In the records that follow, show each line where the word "chart" is present.

○ ○ ○ ○ ○ ○ ○

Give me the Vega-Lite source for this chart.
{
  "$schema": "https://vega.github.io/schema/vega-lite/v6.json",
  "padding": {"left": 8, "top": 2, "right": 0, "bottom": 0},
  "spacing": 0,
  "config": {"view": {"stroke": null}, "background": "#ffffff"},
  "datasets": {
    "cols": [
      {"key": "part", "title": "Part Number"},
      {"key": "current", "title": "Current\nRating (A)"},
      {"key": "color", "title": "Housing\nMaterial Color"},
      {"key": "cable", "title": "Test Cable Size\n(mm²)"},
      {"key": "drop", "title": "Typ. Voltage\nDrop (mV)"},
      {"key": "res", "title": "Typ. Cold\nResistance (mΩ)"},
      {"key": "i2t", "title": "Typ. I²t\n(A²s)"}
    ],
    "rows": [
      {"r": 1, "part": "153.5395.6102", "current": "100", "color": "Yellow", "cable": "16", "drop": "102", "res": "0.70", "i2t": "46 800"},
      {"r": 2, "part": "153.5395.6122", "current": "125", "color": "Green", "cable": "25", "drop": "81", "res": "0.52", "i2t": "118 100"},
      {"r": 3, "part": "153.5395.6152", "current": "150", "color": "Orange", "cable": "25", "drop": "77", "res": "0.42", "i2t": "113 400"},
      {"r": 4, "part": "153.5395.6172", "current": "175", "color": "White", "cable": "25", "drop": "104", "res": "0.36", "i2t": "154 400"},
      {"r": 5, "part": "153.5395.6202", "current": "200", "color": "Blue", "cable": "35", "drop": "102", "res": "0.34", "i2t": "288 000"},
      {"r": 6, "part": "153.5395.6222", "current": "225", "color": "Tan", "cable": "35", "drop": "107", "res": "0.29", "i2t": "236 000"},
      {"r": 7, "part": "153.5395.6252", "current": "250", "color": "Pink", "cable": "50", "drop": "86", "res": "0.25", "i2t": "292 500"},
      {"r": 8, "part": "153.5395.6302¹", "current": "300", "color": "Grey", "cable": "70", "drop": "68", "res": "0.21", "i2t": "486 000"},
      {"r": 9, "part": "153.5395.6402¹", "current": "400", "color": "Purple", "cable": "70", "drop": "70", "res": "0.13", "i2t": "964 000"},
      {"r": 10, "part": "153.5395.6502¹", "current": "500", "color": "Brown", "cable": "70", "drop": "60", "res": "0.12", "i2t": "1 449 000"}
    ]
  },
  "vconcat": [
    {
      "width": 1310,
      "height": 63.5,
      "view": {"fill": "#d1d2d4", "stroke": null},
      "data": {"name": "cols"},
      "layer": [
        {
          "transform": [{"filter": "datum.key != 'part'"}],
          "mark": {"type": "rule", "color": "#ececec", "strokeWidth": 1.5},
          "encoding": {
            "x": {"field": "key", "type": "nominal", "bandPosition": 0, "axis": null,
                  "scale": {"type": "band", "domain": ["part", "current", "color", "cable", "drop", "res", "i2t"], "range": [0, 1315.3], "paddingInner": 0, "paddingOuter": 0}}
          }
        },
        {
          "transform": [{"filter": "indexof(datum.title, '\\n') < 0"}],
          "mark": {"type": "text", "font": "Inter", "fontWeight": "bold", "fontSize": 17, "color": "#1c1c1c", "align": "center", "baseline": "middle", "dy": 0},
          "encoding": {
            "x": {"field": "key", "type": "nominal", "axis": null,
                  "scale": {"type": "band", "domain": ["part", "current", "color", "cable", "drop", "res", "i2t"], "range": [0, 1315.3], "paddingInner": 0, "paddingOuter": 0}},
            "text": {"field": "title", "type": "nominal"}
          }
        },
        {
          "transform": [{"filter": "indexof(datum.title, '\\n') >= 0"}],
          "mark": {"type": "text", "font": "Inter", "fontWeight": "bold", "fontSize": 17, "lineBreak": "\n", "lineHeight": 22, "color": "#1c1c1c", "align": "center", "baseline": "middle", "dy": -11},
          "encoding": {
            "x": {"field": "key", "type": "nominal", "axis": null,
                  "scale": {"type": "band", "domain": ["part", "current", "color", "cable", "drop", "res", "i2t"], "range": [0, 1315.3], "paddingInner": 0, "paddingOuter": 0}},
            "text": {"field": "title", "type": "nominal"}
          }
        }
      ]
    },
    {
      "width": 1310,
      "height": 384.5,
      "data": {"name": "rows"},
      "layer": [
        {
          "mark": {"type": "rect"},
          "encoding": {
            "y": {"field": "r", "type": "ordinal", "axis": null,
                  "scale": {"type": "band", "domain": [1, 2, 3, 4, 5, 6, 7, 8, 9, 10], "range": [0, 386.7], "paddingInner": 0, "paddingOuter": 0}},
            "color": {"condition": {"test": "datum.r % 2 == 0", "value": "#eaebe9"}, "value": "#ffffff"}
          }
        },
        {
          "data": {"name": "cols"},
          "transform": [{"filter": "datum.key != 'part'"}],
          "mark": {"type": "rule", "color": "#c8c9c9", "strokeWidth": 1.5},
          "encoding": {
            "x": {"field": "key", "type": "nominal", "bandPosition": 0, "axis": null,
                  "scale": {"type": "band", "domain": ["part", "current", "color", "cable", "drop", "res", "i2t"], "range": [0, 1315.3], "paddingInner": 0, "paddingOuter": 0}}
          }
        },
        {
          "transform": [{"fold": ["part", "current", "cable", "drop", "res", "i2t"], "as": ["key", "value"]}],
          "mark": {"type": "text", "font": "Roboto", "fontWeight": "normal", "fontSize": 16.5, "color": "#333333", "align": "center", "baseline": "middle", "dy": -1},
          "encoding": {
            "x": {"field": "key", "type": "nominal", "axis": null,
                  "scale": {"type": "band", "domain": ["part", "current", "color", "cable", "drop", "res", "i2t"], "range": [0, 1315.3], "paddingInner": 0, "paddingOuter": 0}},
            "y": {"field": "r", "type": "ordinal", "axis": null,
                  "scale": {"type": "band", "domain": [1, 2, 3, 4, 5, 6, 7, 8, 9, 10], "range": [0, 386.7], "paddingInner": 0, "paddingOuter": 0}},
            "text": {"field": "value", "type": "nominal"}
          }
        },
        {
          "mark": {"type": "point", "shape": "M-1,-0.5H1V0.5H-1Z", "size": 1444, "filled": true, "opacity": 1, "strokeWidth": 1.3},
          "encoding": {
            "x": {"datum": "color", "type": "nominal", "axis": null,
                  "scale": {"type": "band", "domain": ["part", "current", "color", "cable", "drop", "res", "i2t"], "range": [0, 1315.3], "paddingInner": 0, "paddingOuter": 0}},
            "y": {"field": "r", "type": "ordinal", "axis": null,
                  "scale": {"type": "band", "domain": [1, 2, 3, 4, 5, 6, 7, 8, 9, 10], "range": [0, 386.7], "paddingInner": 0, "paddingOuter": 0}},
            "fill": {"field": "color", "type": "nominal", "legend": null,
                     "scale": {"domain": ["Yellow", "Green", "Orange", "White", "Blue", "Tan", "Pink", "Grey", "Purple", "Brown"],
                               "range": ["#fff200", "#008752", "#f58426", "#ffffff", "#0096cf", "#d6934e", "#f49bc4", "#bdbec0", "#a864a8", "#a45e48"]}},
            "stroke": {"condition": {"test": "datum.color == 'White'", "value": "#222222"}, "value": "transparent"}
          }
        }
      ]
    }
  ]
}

○ ○ ○ ○ ○ ○ ○

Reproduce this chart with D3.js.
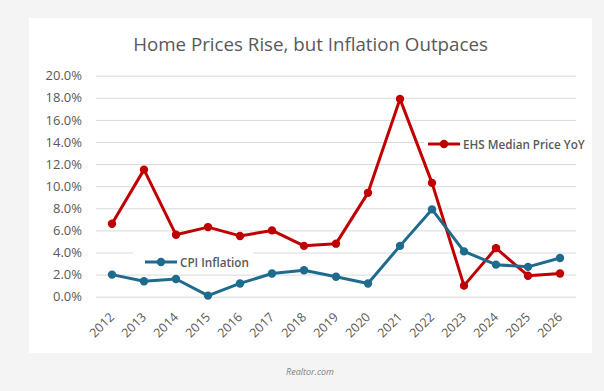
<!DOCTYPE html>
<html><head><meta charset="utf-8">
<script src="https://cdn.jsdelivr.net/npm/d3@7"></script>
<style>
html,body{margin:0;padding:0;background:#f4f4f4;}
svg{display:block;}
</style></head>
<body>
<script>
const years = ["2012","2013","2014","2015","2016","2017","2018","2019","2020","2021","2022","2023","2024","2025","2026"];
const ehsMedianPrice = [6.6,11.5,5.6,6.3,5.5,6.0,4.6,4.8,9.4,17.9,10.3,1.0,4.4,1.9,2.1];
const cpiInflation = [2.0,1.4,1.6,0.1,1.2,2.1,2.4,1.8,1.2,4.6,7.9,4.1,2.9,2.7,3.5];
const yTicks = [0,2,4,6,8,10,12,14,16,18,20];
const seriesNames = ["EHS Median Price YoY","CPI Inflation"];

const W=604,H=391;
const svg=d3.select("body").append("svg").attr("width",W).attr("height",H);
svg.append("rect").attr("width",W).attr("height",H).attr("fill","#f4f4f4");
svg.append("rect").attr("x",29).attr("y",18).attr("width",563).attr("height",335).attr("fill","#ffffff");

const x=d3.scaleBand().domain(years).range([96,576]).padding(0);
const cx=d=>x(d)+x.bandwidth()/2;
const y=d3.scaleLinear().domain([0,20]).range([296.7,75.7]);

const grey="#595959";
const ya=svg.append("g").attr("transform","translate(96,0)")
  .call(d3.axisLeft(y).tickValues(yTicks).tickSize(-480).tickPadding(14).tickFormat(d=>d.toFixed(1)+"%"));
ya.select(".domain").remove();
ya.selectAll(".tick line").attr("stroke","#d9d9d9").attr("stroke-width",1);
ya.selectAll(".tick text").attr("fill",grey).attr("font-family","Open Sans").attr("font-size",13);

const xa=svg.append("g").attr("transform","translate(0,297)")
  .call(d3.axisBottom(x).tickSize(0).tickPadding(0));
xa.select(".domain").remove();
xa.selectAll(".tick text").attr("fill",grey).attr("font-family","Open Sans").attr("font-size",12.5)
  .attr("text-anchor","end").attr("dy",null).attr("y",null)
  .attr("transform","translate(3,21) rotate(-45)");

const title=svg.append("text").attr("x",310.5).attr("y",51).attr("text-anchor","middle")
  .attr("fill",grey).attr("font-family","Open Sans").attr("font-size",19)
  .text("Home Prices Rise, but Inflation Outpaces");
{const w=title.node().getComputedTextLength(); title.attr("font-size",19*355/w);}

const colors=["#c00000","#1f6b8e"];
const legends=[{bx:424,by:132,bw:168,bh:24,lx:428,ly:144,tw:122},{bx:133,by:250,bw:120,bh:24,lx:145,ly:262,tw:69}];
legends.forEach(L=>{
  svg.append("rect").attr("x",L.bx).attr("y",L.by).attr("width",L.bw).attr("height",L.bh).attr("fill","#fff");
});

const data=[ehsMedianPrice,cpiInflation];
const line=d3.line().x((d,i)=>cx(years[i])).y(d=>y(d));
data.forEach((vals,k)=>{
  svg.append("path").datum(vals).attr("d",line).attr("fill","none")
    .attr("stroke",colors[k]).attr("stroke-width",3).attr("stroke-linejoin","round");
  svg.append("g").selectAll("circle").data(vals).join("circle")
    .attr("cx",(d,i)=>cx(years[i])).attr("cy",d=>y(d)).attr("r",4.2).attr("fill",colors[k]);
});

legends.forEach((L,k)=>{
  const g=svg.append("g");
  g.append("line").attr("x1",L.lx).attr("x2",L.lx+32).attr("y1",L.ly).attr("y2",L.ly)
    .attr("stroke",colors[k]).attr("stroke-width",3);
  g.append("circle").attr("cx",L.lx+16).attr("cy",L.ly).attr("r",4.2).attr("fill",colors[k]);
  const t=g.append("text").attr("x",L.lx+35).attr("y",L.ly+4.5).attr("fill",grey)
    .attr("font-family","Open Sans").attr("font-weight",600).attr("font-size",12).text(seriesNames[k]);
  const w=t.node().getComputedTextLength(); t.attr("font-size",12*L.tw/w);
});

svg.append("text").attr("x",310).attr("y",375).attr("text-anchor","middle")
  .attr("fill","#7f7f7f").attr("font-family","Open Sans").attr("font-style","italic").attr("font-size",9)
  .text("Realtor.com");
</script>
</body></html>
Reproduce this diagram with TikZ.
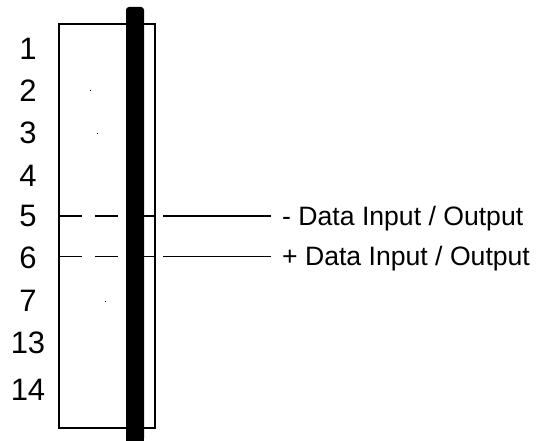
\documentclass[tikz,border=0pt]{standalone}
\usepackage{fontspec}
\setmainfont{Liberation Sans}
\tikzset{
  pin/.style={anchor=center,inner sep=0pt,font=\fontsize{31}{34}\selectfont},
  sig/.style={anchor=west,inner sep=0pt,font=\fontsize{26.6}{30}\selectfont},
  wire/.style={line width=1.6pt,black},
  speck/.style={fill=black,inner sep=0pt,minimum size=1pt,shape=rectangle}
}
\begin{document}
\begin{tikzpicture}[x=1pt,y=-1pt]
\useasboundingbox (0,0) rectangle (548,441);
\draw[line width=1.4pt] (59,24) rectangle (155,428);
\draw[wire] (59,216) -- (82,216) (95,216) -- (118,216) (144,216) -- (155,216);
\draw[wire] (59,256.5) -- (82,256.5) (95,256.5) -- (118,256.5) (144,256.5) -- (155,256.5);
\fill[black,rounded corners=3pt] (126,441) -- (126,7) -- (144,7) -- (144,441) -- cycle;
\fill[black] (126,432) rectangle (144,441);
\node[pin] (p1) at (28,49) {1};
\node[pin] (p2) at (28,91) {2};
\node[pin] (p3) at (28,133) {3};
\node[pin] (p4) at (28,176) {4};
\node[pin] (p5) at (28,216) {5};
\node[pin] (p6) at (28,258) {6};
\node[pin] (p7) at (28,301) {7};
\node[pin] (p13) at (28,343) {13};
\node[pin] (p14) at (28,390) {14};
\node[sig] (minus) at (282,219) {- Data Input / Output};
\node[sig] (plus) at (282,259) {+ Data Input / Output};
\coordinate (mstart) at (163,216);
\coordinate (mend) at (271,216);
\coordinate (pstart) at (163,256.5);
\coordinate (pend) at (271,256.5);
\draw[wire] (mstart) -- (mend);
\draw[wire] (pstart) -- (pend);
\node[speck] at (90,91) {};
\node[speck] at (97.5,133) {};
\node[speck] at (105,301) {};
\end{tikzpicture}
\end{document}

○ ○ ○ ○ ○ ○ ○

EXERCISE RESPONSE:
Give me the Vega-Lite source for this chart.
Reproduce this chart with D3.js.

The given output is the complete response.